On Septempter 19th, 2017, Chuck Todd hosted a debate between Republican Ed Gillespie and Democrat Ralph Northam. This analysis will use the tidytext
, rtweet
, ggplot
, dplyr
, and a few other packages to analyze Twitter reactions through the #VAGov and #VAGovDebate hashtags. As a first step, we need to load (and in some cases download) the necessary R packages.
# install.packages("rtweet")
library(rtweet)
library(tidytext)
library(dplyr)
library(ggplot2)
# devtools::install_github('yaztheme','joshyazman')
library(yaztheme)
library(stringr)
Now I need to set up access to the Twitter API (my credentials are removed, but you can set up a developers account here).
appname <- "redacted"
key <- "redacted"
secret <- "redacted"
twitter_token <- create_token(
app = appname,
consumer_key = key,
consumer_secret = secret)
Now that the API key is set up, I’ll use the search_tweets
function to search for any tweets that use either “#VAGovDebate” or “VAGov”. I want to make sure I get as many tweets as possible, so I set n = 18000
, the maximum number allowed by the API at any one time.
tweets_raw <- search_tweets(q = "#VAGovDebate OR #VAGov", n = 18000)
The tweets come back in the form of a nice, tidy dataframe, which is great! But I don’t need all of the tweets so I’m going to limit the data to tweets from the day of the debate and cut down some columns I don’t need using the select()
, %>%
, and filter()
functions from the dplyr
package.
str(tweets)
'data.frame': 0 obs. of 7 variables:
$ screen_name : Factor w/ 2664 levels "__kelsey","_AlexThomps",..:
$ created_at : Factor w/ 5355 levels "2017-09-19 04:42:19",..:
$ text : Factor w/ 3794 levels "'Atta boy .@chucktodd - couldn't resist a cheap shot @POTUS. Sleazy. #VAGovDebate",..:
$ retweet_count : int
$ favorite_count : int
$ mentions_screen_name: Factor w/ 958 levels "_AlexThomps NOVAChamber",..:
$ hashtags : Factor w/ 504 levels "3rdPerson VAGovDebate",..:
Mentions
Now we have a clean, rich set of tweets to analyze! First, I want to just look at tweet volume over the course of the day. I can do that with a line graph using ggplot. First I’ll aggregate tweets by minute and then plot them. Not surprisingly, there was a spike in tweets related to the debate during the debate!

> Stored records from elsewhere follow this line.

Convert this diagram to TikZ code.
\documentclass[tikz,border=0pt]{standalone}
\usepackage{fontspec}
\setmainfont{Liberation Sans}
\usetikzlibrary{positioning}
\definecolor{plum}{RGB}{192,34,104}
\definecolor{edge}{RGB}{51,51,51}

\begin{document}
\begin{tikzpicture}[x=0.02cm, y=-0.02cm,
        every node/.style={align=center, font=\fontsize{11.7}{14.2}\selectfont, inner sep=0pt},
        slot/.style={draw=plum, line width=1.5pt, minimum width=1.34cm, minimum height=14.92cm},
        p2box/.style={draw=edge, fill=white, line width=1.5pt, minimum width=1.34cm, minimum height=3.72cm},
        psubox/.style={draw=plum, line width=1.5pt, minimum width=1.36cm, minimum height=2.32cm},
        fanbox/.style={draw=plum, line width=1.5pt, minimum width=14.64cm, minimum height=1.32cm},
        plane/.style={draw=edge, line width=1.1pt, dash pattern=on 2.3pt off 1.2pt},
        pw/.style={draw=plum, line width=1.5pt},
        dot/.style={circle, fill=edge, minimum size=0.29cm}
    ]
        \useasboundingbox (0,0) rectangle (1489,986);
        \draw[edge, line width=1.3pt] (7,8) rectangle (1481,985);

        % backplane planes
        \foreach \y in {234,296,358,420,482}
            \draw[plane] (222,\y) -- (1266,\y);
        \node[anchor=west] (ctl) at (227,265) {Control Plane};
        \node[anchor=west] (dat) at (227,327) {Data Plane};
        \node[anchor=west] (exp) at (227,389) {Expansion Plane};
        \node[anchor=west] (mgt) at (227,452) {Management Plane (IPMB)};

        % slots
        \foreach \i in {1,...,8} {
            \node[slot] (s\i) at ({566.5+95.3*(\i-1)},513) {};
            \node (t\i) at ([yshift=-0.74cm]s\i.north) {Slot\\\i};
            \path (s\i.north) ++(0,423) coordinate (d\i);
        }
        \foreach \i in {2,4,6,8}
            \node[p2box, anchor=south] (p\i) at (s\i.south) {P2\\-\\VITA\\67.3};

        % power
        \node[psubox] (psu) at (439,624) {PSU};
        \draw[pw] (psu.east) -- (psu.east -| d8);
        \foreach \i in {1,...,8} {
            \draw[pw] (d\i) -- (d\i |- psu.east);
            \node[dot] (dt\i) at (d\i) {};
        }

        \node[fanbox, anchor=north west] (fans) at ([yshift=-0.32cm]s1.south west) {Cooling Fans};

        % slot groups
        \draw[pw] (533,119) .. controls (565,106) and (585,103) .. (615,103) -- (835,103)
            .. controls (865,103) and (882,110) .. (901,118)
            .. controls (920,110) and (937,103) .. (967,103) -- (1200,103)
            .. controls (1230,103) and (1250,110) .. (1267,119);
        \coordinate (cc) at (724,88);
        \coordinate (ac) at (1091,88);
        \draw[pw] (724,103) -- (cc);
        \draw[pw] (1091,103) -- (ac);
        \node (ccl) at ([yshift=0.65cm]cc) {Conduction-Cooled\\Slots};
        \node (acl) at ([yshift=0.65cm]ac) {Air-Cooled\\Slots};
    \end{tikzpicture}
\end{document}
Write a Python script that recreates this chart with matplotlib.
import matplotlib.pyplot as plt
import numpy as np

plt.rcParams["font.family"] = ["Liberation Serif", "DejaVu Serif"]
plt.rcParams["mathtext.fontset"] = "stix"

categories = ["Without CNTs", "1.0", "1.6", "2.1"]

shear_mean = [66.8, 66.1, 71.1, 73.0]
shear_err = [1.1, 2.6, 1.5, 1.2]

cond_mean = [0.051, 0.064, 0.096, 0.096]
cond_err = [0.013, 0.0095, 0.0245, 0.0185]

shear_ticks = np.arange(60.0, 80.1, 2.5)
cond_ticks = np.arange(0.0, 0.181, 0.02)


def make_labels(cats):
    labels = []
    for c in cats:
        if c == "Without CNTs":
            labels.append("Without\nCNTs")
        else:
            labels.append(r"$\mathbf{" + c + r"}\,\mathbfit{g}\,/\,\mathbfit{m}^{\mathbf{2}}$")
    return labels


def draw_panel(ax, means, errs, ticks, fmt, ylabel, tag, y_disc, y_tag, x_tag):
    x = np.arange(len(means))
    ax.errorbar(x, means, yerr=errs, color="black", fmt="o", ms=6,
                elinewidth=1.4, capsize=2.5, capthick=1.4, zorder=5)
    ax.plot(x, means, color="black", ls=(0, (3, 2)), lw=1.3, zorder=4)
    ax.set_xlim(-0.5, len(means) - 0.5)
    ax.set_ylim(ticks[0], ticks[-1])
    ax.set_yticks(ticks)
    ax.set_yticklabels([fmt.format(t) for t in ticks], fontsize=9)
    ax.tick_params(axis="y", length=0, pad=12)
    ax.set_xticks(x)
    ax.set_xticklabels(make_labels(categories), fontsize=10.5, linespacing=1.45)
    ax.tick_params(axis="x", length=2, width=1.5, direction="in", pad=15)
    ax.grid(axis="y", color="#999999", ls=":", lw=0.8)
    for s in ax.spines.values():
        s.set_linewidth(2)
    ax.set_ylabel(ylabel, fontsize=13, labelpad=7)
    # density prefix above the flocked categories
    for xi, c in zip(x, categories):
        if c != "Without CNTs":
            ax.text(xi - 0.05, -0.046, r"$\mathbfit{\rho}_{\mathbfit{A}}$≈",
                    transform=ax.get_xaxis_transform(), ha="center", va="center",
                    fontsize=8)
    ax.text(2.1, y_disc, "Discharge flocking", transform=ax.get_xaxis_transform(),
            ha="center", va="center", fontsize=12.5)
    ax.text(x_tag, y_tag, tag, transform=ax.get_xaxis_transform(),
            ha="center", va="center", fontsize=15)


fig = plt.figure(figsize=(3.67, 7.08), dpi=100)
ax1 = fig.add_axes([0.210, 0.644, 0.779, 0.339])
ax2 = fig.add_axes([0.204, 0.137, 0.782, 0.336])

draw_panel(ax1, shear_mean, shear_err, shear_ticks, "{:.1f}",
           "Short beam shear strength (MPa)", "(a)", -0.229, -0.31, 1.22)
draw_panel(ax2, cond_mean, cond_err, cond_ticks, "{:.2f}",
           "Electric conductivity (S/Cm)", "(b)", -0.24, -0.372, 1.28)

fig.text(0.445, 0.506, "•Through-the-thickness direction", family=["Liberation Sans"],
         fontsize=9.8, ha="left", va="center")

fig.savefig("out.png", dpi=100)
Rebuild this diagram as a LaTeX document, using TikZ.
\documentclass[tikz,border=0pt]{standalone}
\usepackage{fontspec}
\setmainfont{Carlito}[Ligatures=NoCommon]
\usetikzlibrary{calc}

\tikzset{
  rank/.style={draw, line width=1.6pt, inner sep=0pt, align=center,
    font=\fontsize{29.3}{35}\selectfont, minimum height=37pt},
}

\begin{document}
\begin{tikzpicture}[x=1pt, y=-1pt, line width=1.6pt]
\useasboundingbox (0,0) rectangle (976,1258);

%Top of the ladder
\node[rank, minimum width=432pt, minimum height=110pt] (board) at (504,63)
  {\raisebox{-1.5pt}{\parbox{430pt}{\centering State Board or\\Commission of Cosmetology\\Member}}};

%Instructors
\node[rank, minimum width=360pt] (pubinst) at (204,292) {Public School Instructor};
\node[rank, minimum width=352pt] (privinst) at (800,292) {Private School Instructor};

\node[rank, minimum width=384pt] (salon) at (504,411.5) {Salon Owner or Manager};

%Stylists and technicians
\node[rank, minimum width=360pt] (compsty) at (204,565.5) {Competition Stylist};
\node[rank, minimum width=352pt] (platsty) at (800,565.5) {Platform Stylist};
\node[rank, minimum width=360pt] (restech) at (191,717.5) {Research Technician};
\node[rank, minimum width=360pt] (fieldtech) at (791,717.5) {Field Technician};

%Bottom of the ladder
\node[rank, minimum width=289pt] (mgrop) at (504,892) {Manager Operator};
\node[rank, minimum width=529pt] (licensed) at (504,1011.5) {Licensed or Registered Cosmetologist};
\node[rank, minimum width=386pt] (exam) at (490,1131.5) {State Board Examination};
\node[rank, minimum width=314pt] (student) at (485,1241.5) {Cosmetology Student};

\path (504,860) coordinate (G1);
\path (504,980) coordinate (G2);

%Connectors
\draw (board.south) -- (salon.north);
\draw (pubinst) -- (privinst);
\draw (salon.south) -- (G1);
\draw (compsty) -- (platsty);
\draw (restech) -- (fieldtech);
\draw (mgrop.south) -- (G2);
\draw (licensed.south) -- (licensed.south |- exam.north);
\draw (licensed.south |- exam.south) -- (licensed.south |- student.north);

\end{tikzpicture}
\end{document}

Let’s dig a bit deeper and look at how many tweets mention each candidate. Again, I’ll create an aggregated dataframe of tweets by candidate by minute, but this time I need to take one extra step and create a flag variable for mentions of [@RalphNortham](https://twitter.com/RalphNortham) and [@EdWGillespie](https://twitter.com/EdWGillespie) or both.

Most of the time, people tweeting about the debate weren’t necessarily mentioning either or both candidates!, but there were some clear moments when Gillespie or Northam popped. I didn’t keep a timed transcript, though, so if you’re reading this and have some ideas of what the candidates were talking about at those times, let me know!
Word Distinctiveness and Sentiment Analysis
Lastly I want to look at tweet sentiments. The tidytext
package has four sentiment lexicons available. The bing
and nrc
lexicons both offer pretty good classifications of words as either positive or negative, although nrc
tends to err on the side of being overly positive. The nrc
lexicon also classifies words as indicative of “trust”, “fear”, “sadness”, “anger”, “surprise”, “positive”, “disgust”, “joy”, and “anticipation” as well. We can unnest tweet words the same way we did with hashtags and then use a simple join to append the positive/negative scores from the bing
lexicon and all of the sentiments from the nrc
lexicon.
First I want to look at tweet sentiment over time broken out by candidate mention. It looks like net sentiments were generally more positive before the debate than during or after, which makes sense because pre-debate tweets were mostly (anecdotally) about hyping one’s candidate rather than hitting the other. During the debate, everyone’s tweets got more negative, but Northam mentions remained the most positive.

To examine NRC sentiments, we calculate the percentage of words within each candidate mention grouping that match each potential sentiment. Anticipation pops across the board, likely because of tweets leading up the the debate. Aside from that, it’s notable that Gillespie leads slightly on Trust and Northam leads slightly on Joy. Tweets that mention both candidates are the angriest.
ggplot(nrc_tweet_words%>%
group_by(mins, candidate_mention, nrc)%>%
summarise(n = n())%>%
group_by(candidate_mention)%>%
mutate(pct = n/sum(n))%>%
ungroup(),
aes(x = nrc, y = pct, fill = candidate_mention))+
geom_bar(stat = 'identity')+
coord_flip()+
facet_wrap(~candidate_mention)+
theme_yaz()+
labs(y = 'Sentiment', x = element_blank(),
title = 'Tweet Sentiments by Candidate')+
scale_fill_manual(name = 'Candidate Mentioned', values = yaz_cols[c(4,2,3,1)])